Signatories – who had a total $15 trillion under management in July - agree they will invest only in companies that do the right thing in corporate governance, for environment and for their own people, she says. This means that investment analysts are given more information about how companies perform in those areas and are likely to downgrade any employer not treating its workforce with care and respect.
There are reports of other companies in the US cutting back on expenses and overtime, while employees are agreeing to take over the duties of cleaning their offices, and taking sabbaticals, unpaid holidays, salary cuts and temporary lay-offs. Other measures that could come involve lending staff to other employers - so the other companies pay the salary, but the workers keep their relationship with their original employer.
This approach was favoured by IT chip maker Texas Instruments, which lent several human resources staff to vendors for up to eight months during the tech crash.

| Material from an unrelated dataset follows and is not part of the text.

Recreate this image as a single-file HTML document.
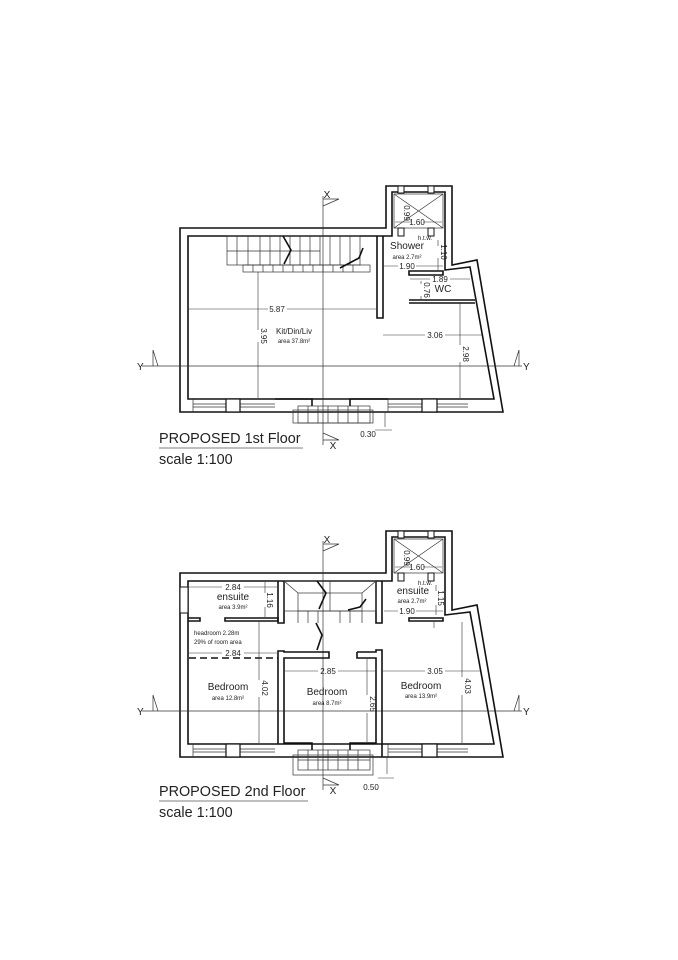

At online broker Charles Schwab, in 2001, as commission revenue dropped, Schwab and his associates each took a 50 per cent pay cut, had a sliding scale of pay cuts for staff, reduced expenses, encouraged people to take their holidays and, while the firm eventually had to retrench about 25 per cent of the workforce, offered a $US7500 ($7940) bonus to anyone who was willing to be rehired in the next 18 months.
About the same time, database management firm Axiom, in Arkansas, imposed a 5 per cent pay cut across the board but also offered stock to replace that amount. The 36 per cent of staff who agreed to take a further voluntary 5 per cent cut got double the amount of stock. This meant a $US 15,000 pay cut was replaced with stock worth $30,000. Cascio says the deal made millionaires of a lot of Axiom staff.
Southwest Airlines recently offered “buy out” workers’ packages to reduce labour costs and 609 people walked away with a $US25,000 lump sum, travel rights and other benefits.